Ali Saleh Kahlah al-Marri was given the desgination on Monday for allegedly assisting al-Qaeda members to settle in the United States after the 11 September 2001 attacks for more strikes, said the Justice Department.

He was transferred to Defence Department custody from a US jail.

“The Bush administration…is invoking the laws of war in the United States to justify locking people up without charge and without access to a lawyer,” said Wendy Patten, US advocacy director at Human Rights Watch, in a statement.

The group says under US law the designation can only be made in cases of direct participation in an international armed conflict.

As an enemy combatant, al-Marri could face a court-martial before a US military commission.

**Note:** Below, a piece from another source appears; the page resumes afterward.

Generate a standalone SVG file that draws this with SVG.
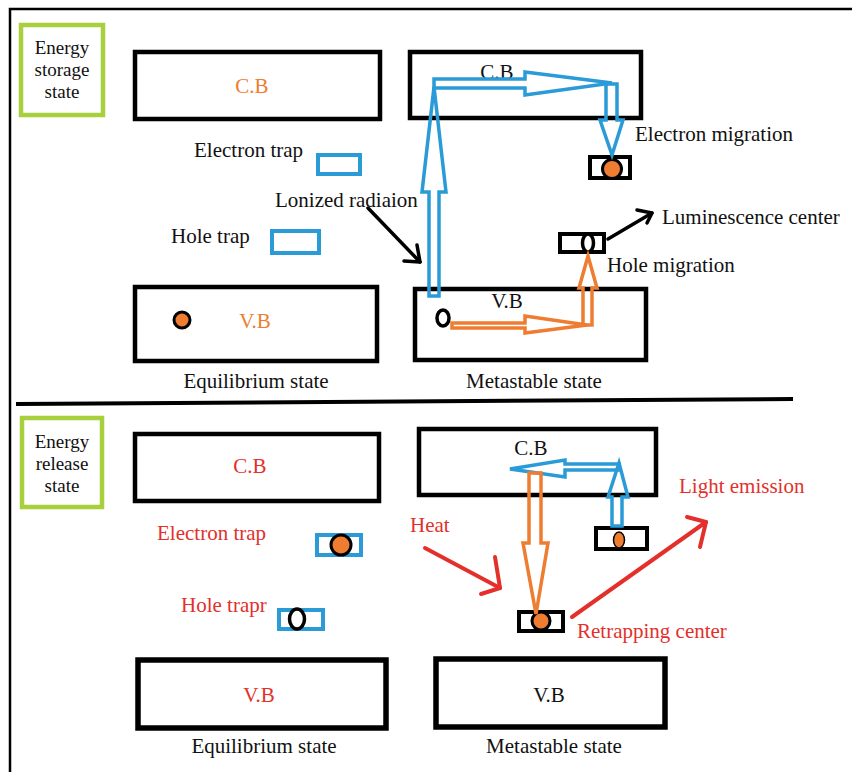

He is the first non-American to receive the designation.

Mark Berman, al-Marri’s lawyer, said he had been unable to speak to his client for almost three weeks.

“I’m disappointed that the attorney general, rather than provide criminal defendants with due process, chooses a forum in which the defendant can be denied constitutional rights, not the least of which his right to counsel,” he said.

Al-Marri was in US custody under a criminal indictment, accused of lying to Federal Bureau of Investigation agents about calls he made to the United Arab Emirates (UAE).

The UAE telephone number was used by a man with links to Mohammad Atta, believed by the US to have masterminded the 11 September attacks. 

He had pleaded innocent and was to face trial in Illinois next month. 

There are no plans to move al-Marri to a military prison at the US Navy Base in Guantanamo Bay, Cuba, where 680 suspects are being held in inhumane conditions without charge as part of Washington's “war on terror”.